YHS’s new PET production lines are expected to spearhead market share growth from first-mover advantages in pushing out a broader range of ASD. Currently, ASD in PET is limited to a few tea-based variants. Upon completion in mid-FY13F, YHS will be able to tap into the underserved PET sub-segment.
YHS is setting up a new ASD production plant in Indonesia, possibly by end-FY13F. This would shorten supply chain time and cut logistic costs, while also demonstrating its commitment to this potentially huge consumer market. It has only launched five grass jelly-based SKUs thus far, but the response has been overwhelming, with volume growth of 20 per cent in FY11. It has a portfolio of >10 SKUs.

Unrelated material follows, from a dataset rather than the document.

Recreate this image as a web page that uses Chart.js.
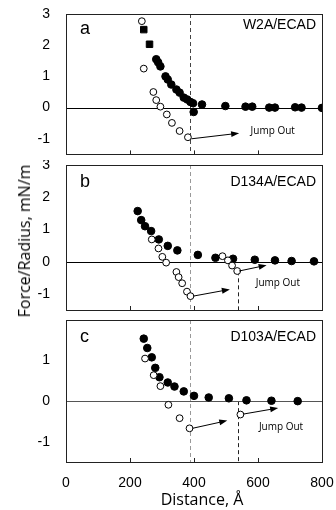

Balance sheet is solid with zero borrowing and cash of RM25mil (16sen/share) as at 1QFY12. Assuming FY12F-14F capex of RM200mil is partly financed by debt, net gearing is still manageable at 5 per cent-6 per cent. Our DPS forecast with a 3 per cent-4 per cent yield p.a. is premised on a dividend payout ratio of 50 per cent — close to its historical payout of 55 per cent.
Valuation is attractive, at a 16 per cent discount to peers’ average of 20x and a wider 35 per cent to closest competitor Fraser & Neave Bhd (FNH Mk Equity, Hold). As it is, YHS is trading at a discount to Cocoaland Holdings (COLA Mk Equity, Buy), despite the former’s larger market capitalisation and higher EPS growth.
Catalysts for re-rating and upside potential include:- 1) synergistic M&A within core F&B industry and; 2) unlocking of value through divestment/development of unutilised landbank.
YHS is very under-owned by the institutional funds (<5 per cent). Given its defensive attributes, a strong F&B franchise and a well articulated expansion strategy, valuation re-rating looks imminent.
* These recommendations are solely the opinion of the respective research firms and not endorsed by The Malaysian Insider. The Malaysian Insider shall not be liable for any loss arising from any investment based on any recommendation, forecast or other information contained here.